Absolute-based approach: The percent reduction in absolute emissions required by a given scenario is applied to all companies equally.
Economic-based approach: A carbon budget is equated to global GDP and a company’s share of emissions is determined by its gross profit, since the sum of all companies’ gross profits worldwide equate to global GDP.
1) The sector-based approach (Sectoral Decarbonization Approach (SDA)):
The Sectoral Decarbonization Approach is based on the 2°C scenario (2DS) developed by the International Energy Agency (IEA) as part of its publication, Energy Technology Perspectives (ETP) 2014 (IEA, 2014). It was developed by CDP, WRI and WWF with the technical support of Navigant (formerly Ecofys) as a consultancy partner. The methodology was created with input from a group of technical advisors, two public stakeholder workshops and one online workshop, and aims to provide businesses with a sector-specific and research-backed method to set their emissions goals.
The accompanying SDA tool allows companies to enter their data and determine their science-based targets according to the method and is regularly updated with recent ETP data. The latest version (V8.1) uses the ETP 2016 2 degree scenario (2DS) data. To obtain the most recent copy of the tool please see here.
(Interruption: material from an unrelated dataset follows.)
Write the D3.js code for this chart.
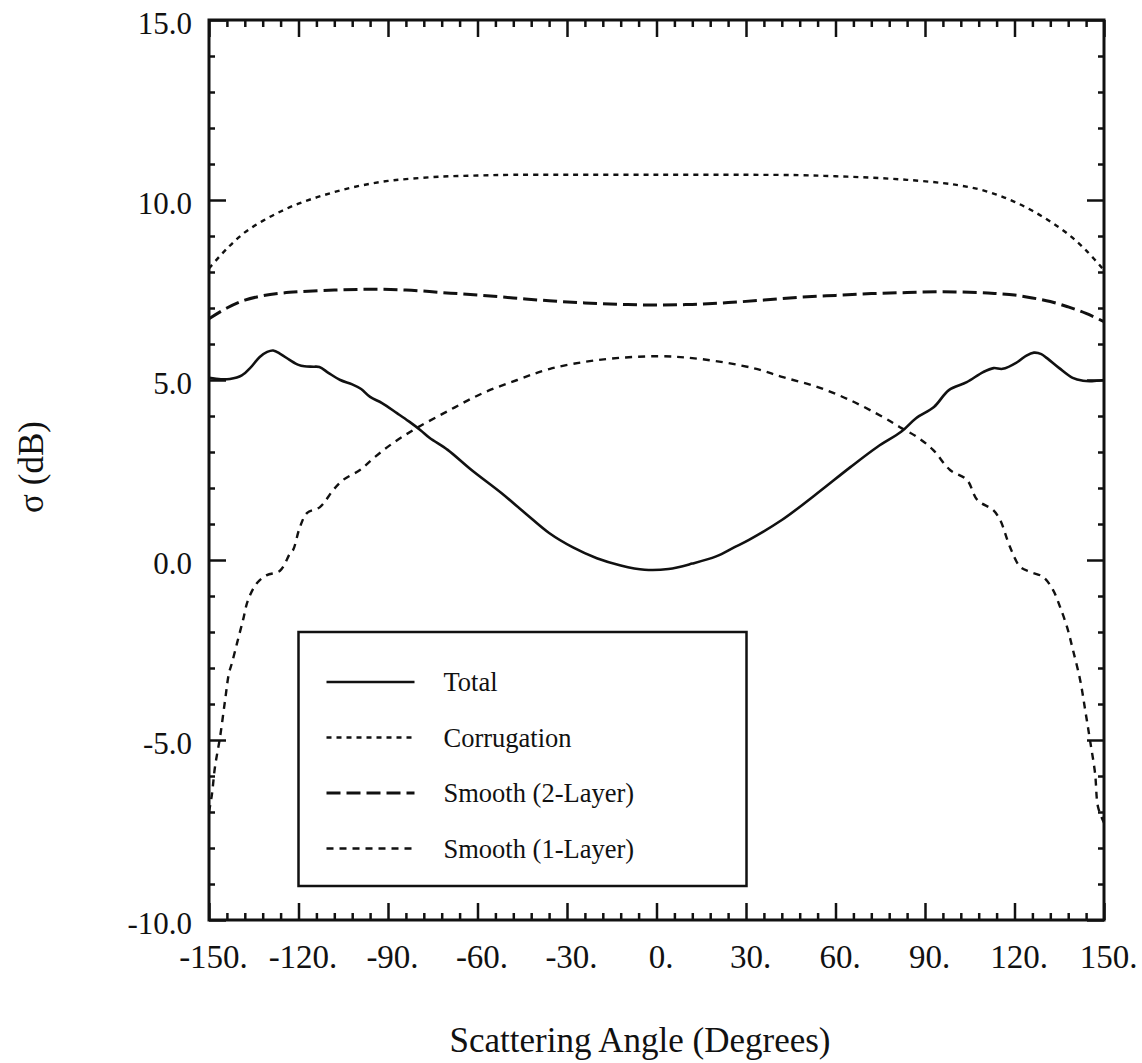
<!DOCTYPE html>
<html>
<head>
<meta charset="utf-8">
<script src="https://cdn.jsdelivr.net/npm/d3@7"></script>
<style>
  body { margin: 0; background: #fff; }
  svg { display: block; font-family: "Liberation Serif", "Times New Roman", serif; }
  .axis path { display: none; }
  .axis line { stroke: #111; }
  .axis text { fill: #111; font-family: "Liberation Serif", "Times New Roman", serif; }
</style>
</head>
<body>
<div id="chart"></div>
<script>
const width = 1142,
  height = 1063,
  margin = { top: 20, bottom: 143, left: 209, right: 38 };

// values (angle in degrees, sigma in dB)
const xMajorTicks = [-150, -120, -90, -60, -30, 0, 30, 60, 90, 120, 150];
const yMajorTicks = [-10, -5, 0, 5, 10, 15];

const totalAngles = [-150, -146, -143, -139, -136, -133, -130.5, -128.5, -126, -123, -120, -118, -115, -113, -110, -106, -102, -99, -96, -92, -87, -83, -79, -76, -70, -62, -52, -44, -36, -28, -20, -12, -4, 4, 12, 20, 26, 31, 42, 54, 65, 74, 82, 87, 93, 98, 104, 109.5, 113, 116, 121, 124, 126.5, 129, 131, 135, 139.5, 143, 146, 150];
const totalValues = [5.06, 5.02, 5.03, 5.13, 5.35, 5.64, 5.78, 5.82, 5.72, 5.56, 5.42, 5.38, 5.37, 5.36, 5.2, 5.0, 4.88, 4.75, 4.53, 4.36, 4.08, 3.85, 3.6, 3.39, 3.06, 2.5, 1.86, 1.3, 0.75, 0.35, 0.05, -0.15, -0.27, -0.25, -0.1, 0.1, 0.35, 0.56, 1.11, 1.86, 2.58, 3.14, 3.56, 3.94, 4.25, 4.72, 4.94, 5.22, 5.33, 5.31, 5.5, 5.68, 5.76, 5.72, 5.6, 5.33, 5.06, 4.98, 4.97, 5.0];

const corrugationAngles = [-150, -144, -138, -132, -126, -120, -114, -108, -102, -96, -90, -84, -72, -60, -48, -30, 0, 30, 48, 60, 72, 84, 96, 102, 108, 114, 120, 126, 132, 138, 144, 150];
const corrugationValues = [8.1, 8.65, 9.1, 9.42, 9.68, 9.9, 10.07, 10.22, 10.35, 10.45, 10.53, 10.58, 10.65, 10.68, 10.7, 10.7, 10.7, 10.7, 10.69, 10.66, 10.62, 10.56, 10.47, 10.4, 10.3, 10.15, 9.95, 9.7, 9.4, 9.05, 8.6, 8.05];

const smooth2Angles = [-150, -144, -138, -132, -126, -120, -108, -96, -84, -72, -60, -48, -36, -24, -12, 0, 12, 24, 36, 48, 60, 72, 84, 96, 108, 114, 120, 126, 132, 138, 144, 150];
const smooth2Values = [6.7, 7.0, 7.22, 7.34, 7.41, 7.45, 7.5, 7.52, 7.5, 7.43, 7.36, 7.28, 7.2, 7.14, 7.1, 7.08, 7.1, 7.15, 7.22, 7.3, 7.35, 7.4, 7.43, 7.45, 7.43, 7.4, 7.36, 7.28, 7.18, 7.03, 6.85, 6.62];

const smooth1Angles = [-150, -149, -148, -146.3, -144.6, -143.3, -142.3, -140.6, -138.6, -136.9, -133.9, -130.6, -126.2, -122.8, -121.8, -119.5, -117.1, -112.8, -108.4, -105.1, -99.4, -94.4, -88.3, -80.3, -69.2, -58.1, -46.7, -35.7, -20, 0, 15, 32.4, 42.4, 53.8, 64.9, 75.9, 81.6, 87.3, 92.7, 98.4, 104.1, 107.5, 112.8, 115.2, 118.5, 121.9, 125.2, 129.6, 132.9, 135.3, 137.6, 139.6, 142, 143.7, 145.3, 147, 148, 150];
const smooth1Values = [-7.0, -6.5, -5.75, -4.92, -3.89, -3.14, -2.86, -2.31, -1.67, -1.11, -0.64, -0.42, -0.3, 0.19, 0.28, 0.92, 1.31, 1.47, 1.94, 2.22, 2.5, 2.86, 3.25, 3.67, 4.17, 4.64, 5.0, 5.31, 5.55, 5.66, 5.58, 5.33, 5.08, 4.81, 4.44, 3.97, 3.69, 3.42, 3.06, 2.5, 2.22, 1.67, 1.39, 1.11, 0.36, -0.19, -0.33, -0.47, -0.83, -1.31, -1.86, -2.5, -3.33, -4.17, -5.0, -5.92, -6.86, -7.3];

const seriesNames = ["Total", "Corrugation", "Smooth (2-Layer)", "Smooth (1-Layer)"];
const seriesAngles = [totalAngles, corrugationAngles, smooth2Angles, smooth1Angles];
const seriesValues = [totalValues, corrugationValues, smooth2Values, smooth1Values];
const seriesDash = [null, "5,5", "14,6", "7,6"];
const seriesWidth = [2.6, 2.4, 3, 2.4];

const series = seriesNames.map((name, i) => ({
  name: name,
  dash: seriesDash[i],
  strokeWidth: seriesWidth[i],
  points: seriesAngles[i].map((a, j) => ({ angle: a, value: seriesValues[i][j] }))
}));

const xScale = d3.scaleLinear()
  .domain([-150, 150])
  .range([margin.left, width - margin.right]);

const yScale = d3.scaleLinear()
  .domain([-10, 15])
  .range([height - margin.bottom, margin.top]);

const xMinor = d3.range(-150, 151, 6).filter(d => d % 30 !== 0);
const yMinor = d3.range(-10, 15.1, 1).filter(d => d % 5 !== 0);

const svg = d3.select("#chart")
  .append("svg")
  .attr("width", width)
  .attr("height", height);

const plotBottom = height - margin.bottom;
const plotRight = width - margin.right;

svg.append("clipPath")
  .attr("id", "plot-clip")
  .append("rect")
  .attr("x", margin.left)
  .attr("y", margin.top)
  .attr("width", plotRight - margin.left)
  .attr("height", plotBottom - margin.top);

// curves
const line = d3.line()
  .x(d => xScale(d.angle))
  .y(d => yScale(d.value))
  .curve(d3.curveCatmullRom.alpha(0.5));

svg.append("g")
  .attr("clip-path", "url(#plot-clip)")
  .selectAll(".series")
  .data(series)
  .join("path")
  .attr("class", "series")
  .attr("fill", "none")
  .attr("stroke", "#111")
  .attr("stroke-width", d => d.strokeWidth)
  .attr("stroke-dasharray", d => d.dash)
  .attr("d", d => line(d.points));

// axes: ticks point inward on all four sides
function addAxis(axis, transform, withLabels) {
  const g = svg.append("g")
    .attr("class", "axis")
    .attr("transform", transform)
    .call(axis)
    .attr("font-family", null);
  g.selectAll("line").attr("stroke-width", 2.5);
  if (!withLabels) g.selectAll("text").remove();
  return g;
}

addAxis(d3.axisBottom(xScale).tickValues(xMajorTicks).tickSize(-17).tickPadding(25)
  .tickFormat(d => d + "."), `translate(0,${plotBottom})`, true)
  .selectAll("text")
  .attr("font-size", 33)
  .attr("dx", 4);
addAxis(d3.axisBottom(xScale).tickValues(xMinor).tickSize(-7).tickFormat(""), `translate(0,${plotBottom})`, false);
addAxis(d3.axisTop(xScale).tickValues(xMajorTicks).tickSize(-17).tickFormat(""), `translate(0,${margin.top})`, false);
addAxis(d3.axisTop(xScale).tickValues(xMinor).tickSize(-7).tickFormat(""), `translate(0,${margin.top})`, false);

addAxis(d3.axisLeft(yScale).tickValues(yMajorTicks).tickSize(-17).tickPadding(17)
  .tickFormat(d => d.toFixed(1)), `translate(${margin.left},0)`, true)
  .selectAll("text")
  .attr("font-size", 31)
  .attr("dy", "0.42em");
addAxis(d3.axisLeft(yScale).tickValues(yMinor).tickSize(-6).tickFormat(""), `translate(${margin.left},0)`, false);
addAxis(d3.axisRight(yScale).tickValues(yMajorTicks).tickSize(-17).tickFormat(""), `translate(${plotRight},0)`, false);
addAxis(d3.axisRight(yScale).tickValues(yMinor).tickSize(-6).tickFormat(""), `translate(${plotRight},0)`, false);

// frame
svg.append("rect")
  .attr("x", margin.left)
  .attr("y", margin.top)
  .attr("width", plotRight - margin.left)
  .attr("height", plotBottom - margin.top)
  .attr("fill", "none")
  .attr("stroke", "#111")
  .attr("stroke-width", 3);

// axis titles
svg.append("text")
  .attr("x", 640)
  .attr("y", 1052)
  .attr("text-anchor", "middle")
  .attr("font-size", 35)
  .attr("fill", "#111")
  .text("Scattering Angle (Degrees)");

svg.append("text")
  .attr("transform", "translate(43,467) rotate(-90)")
  .attr("text-anchor", "middle")
  .attr("font-size", 35)
  .attr("fill", "#111")
  .text("σ (dB)");

// legend
const legend = svg.append("g")
  .attr("transform", `translate(${xScale(-120)},${yScale(-2)})`);

legend.append("rect")
  .attr("width", 448)
  .attr("height", 254)
  .attr("fill", "#fff")
  .attr("stroke", "#111")
  .attr("stroke-width", 2.5);

const rows = legend.selectAll(".legend-row")
  .data(series)
  .join("g")
  .attr("class", "legend-row")
  .attr("transform", (d, i) => `translate(0,${50 + i * 55.5})`);

rows.append("line")
  .attr("x1", 28)
  .attr("x2", 116)
  .attr("stroke", "#111")
  .attr("stroke-width", d => d.strokeWidth)
  .attr("stroke-dasharray", d => d.dash);

rows.append("text")
  .attr("x", 145)
  .attr("dy", "0.35em")
  .attr("font-size", 26.5)
  .attr("fill", "#111")
  .text(d => d.name);
</script>
</body>
</html>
2) The absolute-based approach:
This method requires all companies to reduce their own emissions by the same percentage of absolute emission reductions as required for a given scenario (e.g. globally or for a sector). When referring to this method at a global level, the SBTi is currently using the IPCC Fifth Assessment Report RCP2.6 subcategory that keeps overshoot to under 0.4W/m2, and which requires at least a 49% reduction by 2050 from 2010 levels to stay under 2C. This equates to at least a 1.23% absolute reduction per year. Mars was one of the first companies to use this method to determine its science-based target. To find out more on its approach read here.
3) The economic-based approach
We are updating the economic-based approach and will provide new guidance by the end of January 2019.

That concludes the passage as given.